La haine procède par capillarité. Il faut construire un antiracisme porteur qui combatte avec la même force chaque racisme.
La réponse est évidente, ou devrait l’être : oui, bien entendu. L’évidence en est administrée par les racistes eux-mêmes, lesquels ne bornent pas leurs détestations. Le rapport annuel de la CNCDH sur le racisme, l’antisémitisme et la xénophobie le confirme d’édition en édition : ceux qui détestent les Noirs et les Arabes n’aiment pas les juifs, ceux qui n’aiment pas les juifs rejettent les homosexuels, ceux qui rejettent les homosexuels méprisent les femmes… La haine procède par capillarité. Le racisme, comme l’antisémitisme, vise à dénier à une collectivité ou à des individus la reconnaissance de la dignité et l’accès à l’égalité des droits. Tous deux nient l’existence d’une humanité commune. La riposte ne peut se concevoir qu’autour de l’universalité des droits, d’un refus de toute hiérarchisation des personnes, des communautés, des solidarités. La question est donc moins de savoir s’il « faut » lier la lutte contre l’antisémitisme et celle contre le racisme que de savoir construire un engagement antiraciste porteur, avec la même conviction et la même force, du constat que chaque racisme est, en fonction de son histoire, de ses obsessions, de ses cibles, un phénomène singulier et du postulat que les « hommes naissent et demeurent libres et égaux en droits ». Cela implique d’identifier les ressorts de chaque forme de racisme, leurs racines et leurs combinaisons et d’affirmer qu’il ne peut y avoir ni hiérarchie, ni concurrence des souffrances et de leurs mémoires.

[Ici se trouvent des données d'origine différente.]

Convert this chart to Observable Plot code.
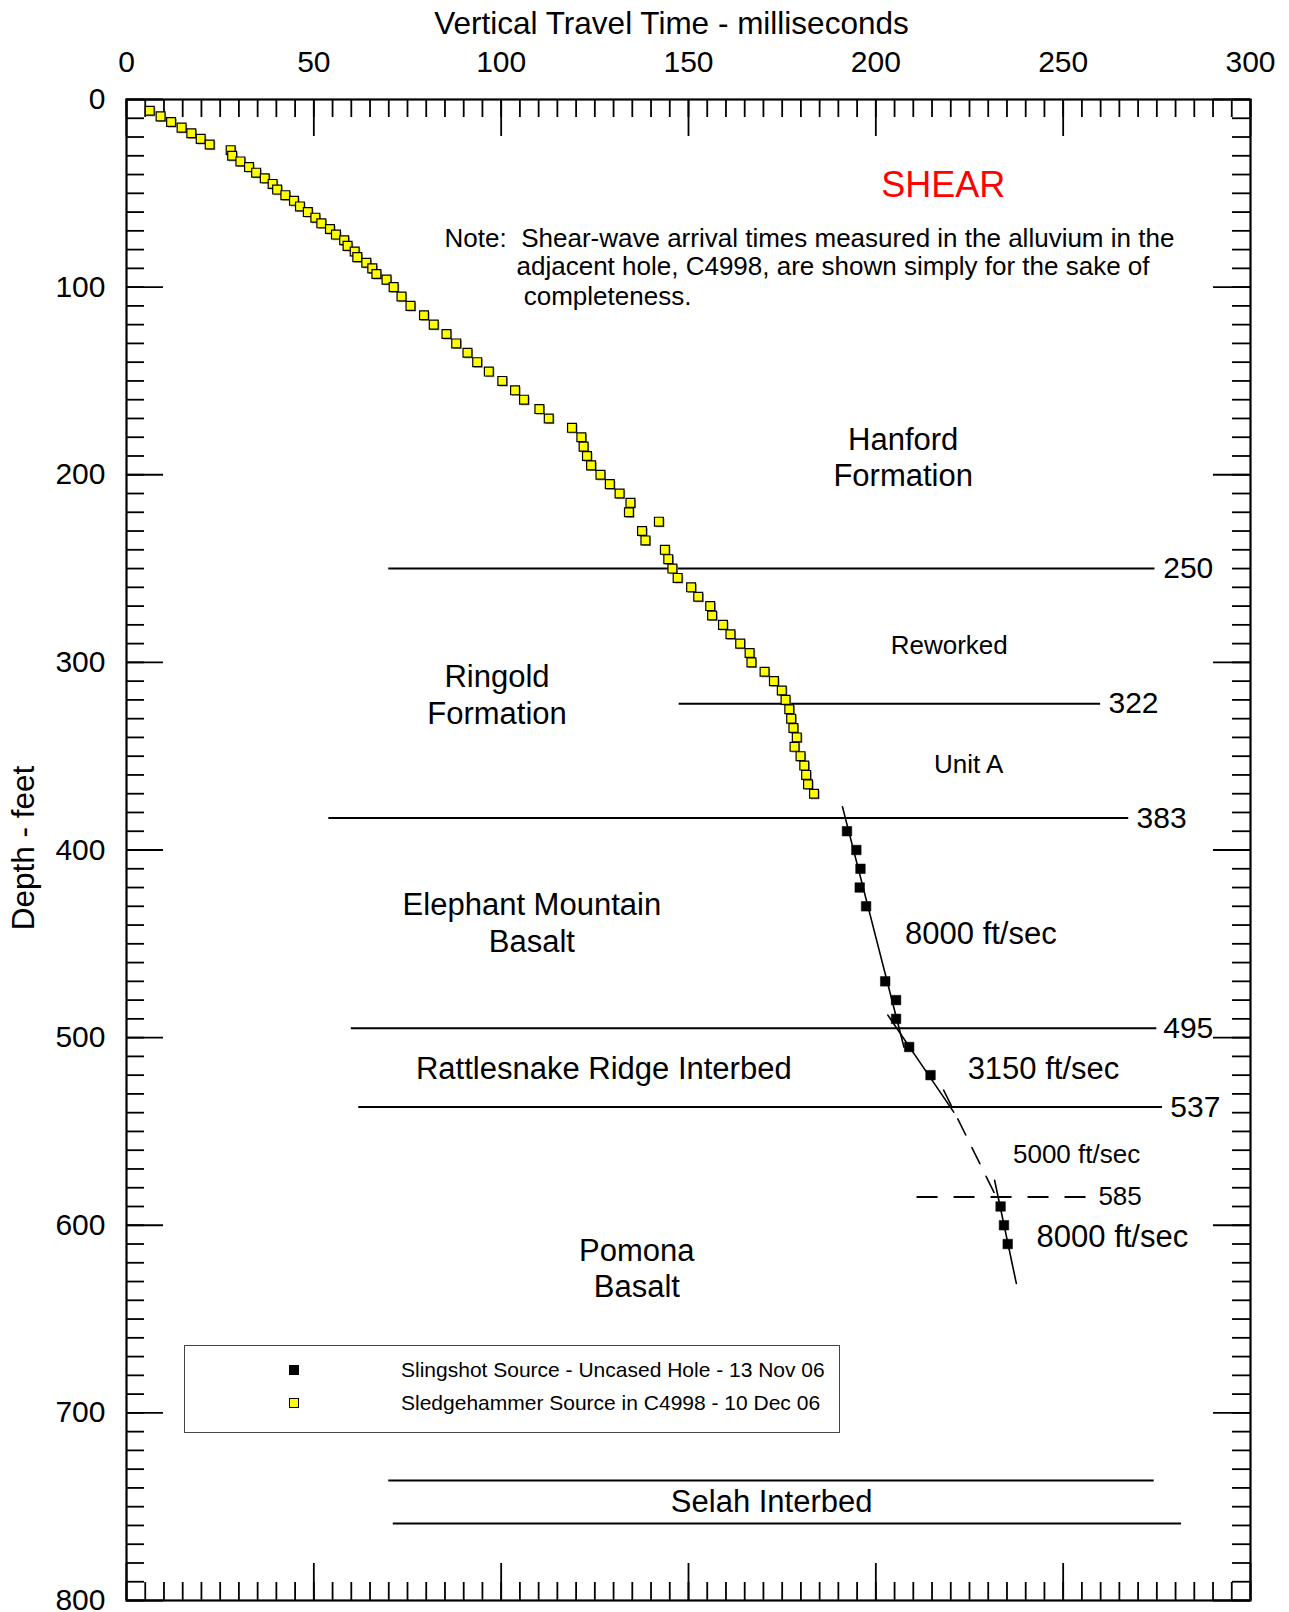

Ce « en même temps », lui, n’a rien d’évident. Ces dernières décennies, les idéologies prônant l’inégalité des races se sont reconverties en croisades culturelles et « laïques », jouant du spectre du « choc des civilisations » et des « séparatismes ». Elles se sont nichées au coeur du dispositif politique français, parvenant à imposer une forme de légitimation du discours raciste dans la sphère médiatique, étatique et politique. Elles ont nourri la peur, la haine et le soupçon. Le bilan est terrible : les juifs constatent qu’il est redevenu possible de tuer un homme, une femme ou un enfant parce que juif. Les femmes et les hommes de foi musulmane ressentent au quotidien propos et comportements stigmatisants, quand ils ne sont pas victimes d’actes plus graves, parfois mortels. Les uns et les autres se sentent mal aimés des pouvoirs publics et nourrissent en permanence le soupçon d’un traitement inégal.

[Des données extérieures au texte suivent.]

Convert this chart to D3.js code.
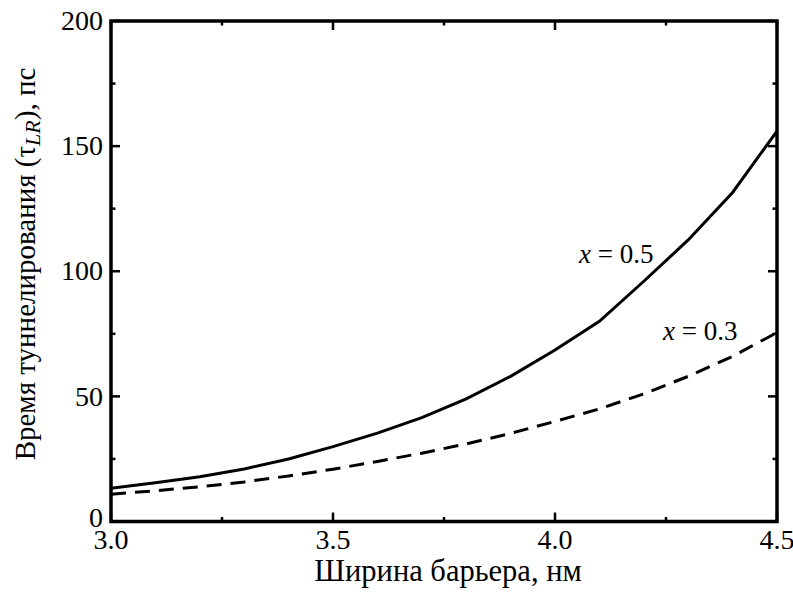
<!DOCTYPE html>
<html><head><meta charset="utf-8">
<script src="https://cdn.jsdelivr.net/npm/d3@7"></script>
<style>body{margin:0;background:#fff}svg{display:block}</style>
</head><body>
<svg id="c" width="793" height="597"></svg>
<script>
const widths = [3.0,3.1,3.2,3.3,3.4,3.5,3.6,3.7,3.8,3.9,4.0,4.1,4.2,4.3,4.4,4.5];
const tauX05 = [13.3,15.5,17.9,21,25,29.9,35.3,41.5,49,58,68.5,80,96,112.5,131.5,156];
const tauX03 = [10.9,12.3,13.9,15.8,18.2,20.9,24,27.3,31,35.2,40,45,51,58,66,75.5];
const xTicks = [3.0,3.5,4.0,4.5];
const xMinor = [3.25,3.75,4.25];
const yTicks = [0,50,100,150,200];
const yMinor = [25,75,125,175];
const curveLabels = ["0.5","0.3"];

const svg = d3.select("#c");
const L=111, R=777, T=21, B=521.5;
const x = d3.scaleLinear().domain([3,4.5]).range([L,R]);
const y = d3.scaleLinear().domain([0,200]).range([B,T]);

const g = svg.append("g");
function tickSet(vals, len, axis){
  vals.forEach(v=>{
    if(axis==="x"){
      g.append("line").attr("x1",x(v)).attr("x2",x(v)).attr("y1",B).attr("y2",B-len).attr("stroke","#000").attr("stroke-width",2.5);
      g.append("line").attr("x1",x(v)).attr("x2",x(v)).attr("y1",T).attr("y2",T+len).attr("stroke","#000").attr("stroke-width",2.5);
    } else {
      g.append("line").attr("y1",y(v)).attr("y2",y(v)).attr("x1",L).attr("x2",L+len).attr("stroke","#000").attr("stroke-width",2.5);
      g.append("line").attr("y1",y(v)).attr("y2",y(v)).attr("x1",R).attr("x2",R-len).attr("stroke","#000").attr("stroke-width",2.5);
    }
  });
}
tickSet(xTicks,9,"x"); tickSet(xMinor,4.5,"x");
tickSet(yTicks,9,"y"); tickSet(yMinor,4.5,"y");

const line = d3.line().x((d,i)=>x(widths[i])).y(d=>y(d));
g.append("path").datum(tauX05).attr("d",line).attr("fill","none").attr("stroke","#000").attr("stroke-width",3);
g.append("path").datum(tauX03).attr("d",line).attr("fill","none").attr("stroke","#000").attr("stroke-width",3).attr("stroke-dasharray","15,9");

g.append("rect").attr("x",L).attr("y",T).attr("width",R-L).attr("height",B-T).attr("fill","none").attr("stroke","#000").attr("stroke-width",3.5);

function txt(){ return svg.append("text").style("font-family",'"Liberation Serif"'); }

xTicks.forEach(v=>{
  txt().attr("x",x(v)).attr("y",549).attr("text-anchor","middle").attr("font-size",28).text(v.toFixed(1));
});
yTicks.forEach(v=>{
  txt().attr("x",103).attr("y",y(v)).attr("dy",v===0?"0.2em":"0.33em").attr("text-anchor","end").attr("font-size",28).text(v);
});

txt().attr("x",448).attr("y",581).attr("text-anchor","middle").attr("font-size",30.5).text("Ширина барьера, нм");
const yt = txt().attr("transform","translate(35,264) rotate(-90)").attr("text-anchor","middle").attr("font-size",29);
yt.append("tspan").text("Время туннелирования (τ");
yt.append("tspan").attr("font-style","italic").attr("font-size",22).attr("dy",5).text("LR");
yt.append("tspan").attr("dy",-5).text("), пс");

const labPos = [{px:579,py:263},{px:663,py:340}];
curveLabels.forEach((t,i)=>{
  const tx = txt().attr("x",labPos[i].px).attr("y",labPos[i].py).attr("font-size",27);
  tx.append("tspan").attr("font-style","italic").text("x");
  tx.append("tspan").text(" = "+t);
});
</script>
</body></html>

Cette mise en concurrence brouille activement, au détriment de toutes et tous, l’idée que l’humanité est une. Penser pouvoir la défendre avec ses diversités, ses composantes, ses histoires tout en ignorant les maux dont l’Autre est victime n’est que pure chimère ; imaginer pouvoir en tirer profit est tentant mais, à terme, suicidaire. Accepter que cet Autre, toujours différent, ne soit qu’une facette de soi est une construction difficile mais incontournable. Cela s’appelle aussi fraternité.